Peki, niye yasaktı Wikipedia?
İçeriklerinden bazıları, ülkemizin itibarını zedeleyici ifadeler barındırdığı için.
Peki, kime yasaktı?
Türkiye'den erişim yapmak isteyenlere.
Yani, ülkemizin itibarını zedeleyici ifadeleri biz göremiyorduk ama bütün dünya okuyabiliyordu!
Gelelim geçtiğimiz perşembe akşamına…
Saldırı haberleri ilk geldiğinde 2 şehit, 3 şehit gibi, belirsiz bilgiler yayıldı.
Devletin üst yetkililerinden kimse çıkıp net bir bilgi veremedi.
Nihayet, Hatay valisi, şehit sayısının 8 olduğu yönünde açıklama yaptı.
Ardından tekrar bir açıklama ile şehit sayısının 33 olduğunu söyledi.
Oysa yabancı basında, valinin açıklamalarından da önce şehit sayısı 34 olarak verilmişti.
Sosyal medyada yaşanan bilgi akışının önüne geçebilmek için erişim kısıtlandı, internet yavaşlatıldı.
(Buraya henüz resmi olarak savaş içinde olmadığımızı not düşmekte fayda var. İfade ve basın hürriyetleri açısından, savaş hali ilanında, bu sınırlamaları devede kulak bırakacak, olağanüstü hâl ilanına ve savaş haline özel daha fazla sınırlamaların yapılmasını mümkün kılacak düzenlemeler mevcut.)
Gelgelelim, isteyen, kişisel veriler açısından güvenlik riskini arttıran VPN uygulamalarını kullanarak yine erişim sağladı.
Engelin ne faydası oldu? Hiç. Girmek isteyen yine sosyal medyasına, internetine girdi.

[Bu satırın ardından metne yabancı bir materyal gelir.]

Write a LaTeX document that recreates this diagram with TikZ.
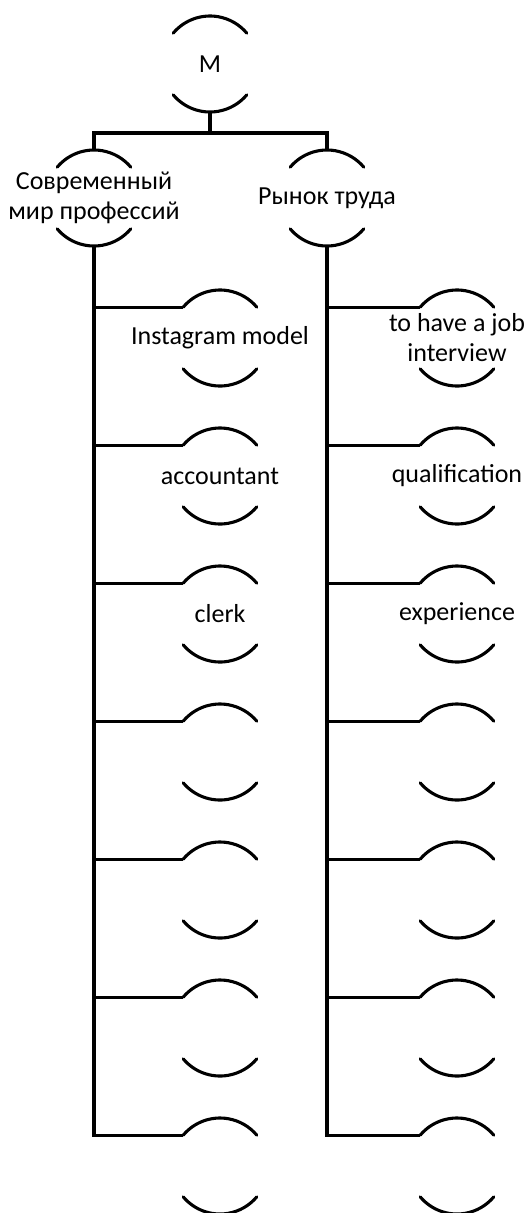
\documentclass[tikz,border=0pt]{standalone}
\usepackage{fontspec}
\setmainfont{Carlito}
\usepackage{tikz}
\usetikzlibrary{positioning,calc}

\begin{document}
\begin{tikzpicture}[
    hub/.style={circle, minimum size=2.4cm, inner sep=0pt, outer sep=0pt},
    txt/.style={align=center, inner sep=0pt, font=\fontsize{18.5}{21.3}\selectfont},
    arcline/.style={line width=2.2pt, draw=black, line cap=round},
    conn/.style={line width=2.2pt, draw=black}
]
\useasboundingbox (0,0) rectangle (13.2,-30.325);

% root and the two branches
\node[hub, label={[txt]center:М}] (m) at (5.25,-1.6) {};
\node[hub, label={[txt]center:{Современный\\мир профессий}}] (cL) at (2.35,-4.95) {};
\node[hub, label={[txt]center:Рынок труда}] (cR) at (8.175,-4.95) {};

% left column
\node[hub, label={[txt]center:Instagram model}] (l1) at (5.5,-8.45) {};
\node[hub, label={[txt]center:accountant}] (l2) at (5.5,-11.9) {};
\node[hub, label={[txt]center:clerk}] (l3) at (5.5,-15.35) {};
\node[hub] (l4) at (5.5,-18.8) {};
\node[hub] (l5) at (5.5,-22.25) {};
\node[hub] (l6) at (5.5,-25.7) {};
\node[hub] (l7) at (5.5,-29.15) {};

% right column
\node[hub, label={[txt]center:{to have a job\\interview}}] (r1) at (11.425,-8.45) {};
\node[hub, label={[txt]center:qualification}] (r2) at (11.425,-11.9) {};
\node[hub, label={[txt]center:experience}] (r3) at (11.425,-15.35) {};
\node[hub] (r4) at (11.425,-18.8) {};
\node[hub] (r5) at (11.425,-22.25) {};
\node[hub] (r6) at (11.425,-25.7) {};
\node[hub] (r7) at (11.425,-29.15) {};

% arcs above and below each label
\foreach \n in {m,cL,cR,l1,l2,l3,l4,l5,l6,l7,r1,r2,r3,r4,r5,r6,r7} {
  \draw[arcline] (\n.140) arc[start angle=140, end angle=40, radius=1.2cm];
  \draw[arcline] (\n.220) arc[start angle=220, end angle=320, radius=1.2cm];
}

% connectors
\draw[conn] (m.south) -- ++(0,-0.525) -| (cL.north);
\draw[conn] (m.south) -- ++(0,-0.525) -| (cR.north);
\foreach \k in {1,...,7} {
  \draw[conn] (cL.south) |- (l\k.140);
  \draw[conn] (cR.south) |- (r\k.140);
}
\end{tikzpicture}
\end{document}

Ne olduğunu anlamaya çalıştığı süreçte, endişesi ve kızgınlığı daha da çok arttı. O kadar.
Hiçbir faydası olmadı.
Evet, sosyal medyada dolaşan yanlış bilgilerin yayılmasını önlemek meşru bir amaç gibi görünebilir ancak bu noktada devletin yapması gereken erişimi kısıtlamak değil, doğru bilginin öğrenilmesini sağlamak olmalıdır.
Bir uygulama indirerek aşılabilen sosyal medyaya erişim kısıtlaması ise, devletin bilgi sakladığı kanısını oluşturmaktan, devlete güveni ortadan kaldırmaktan başka hiçbir işe yaramaz.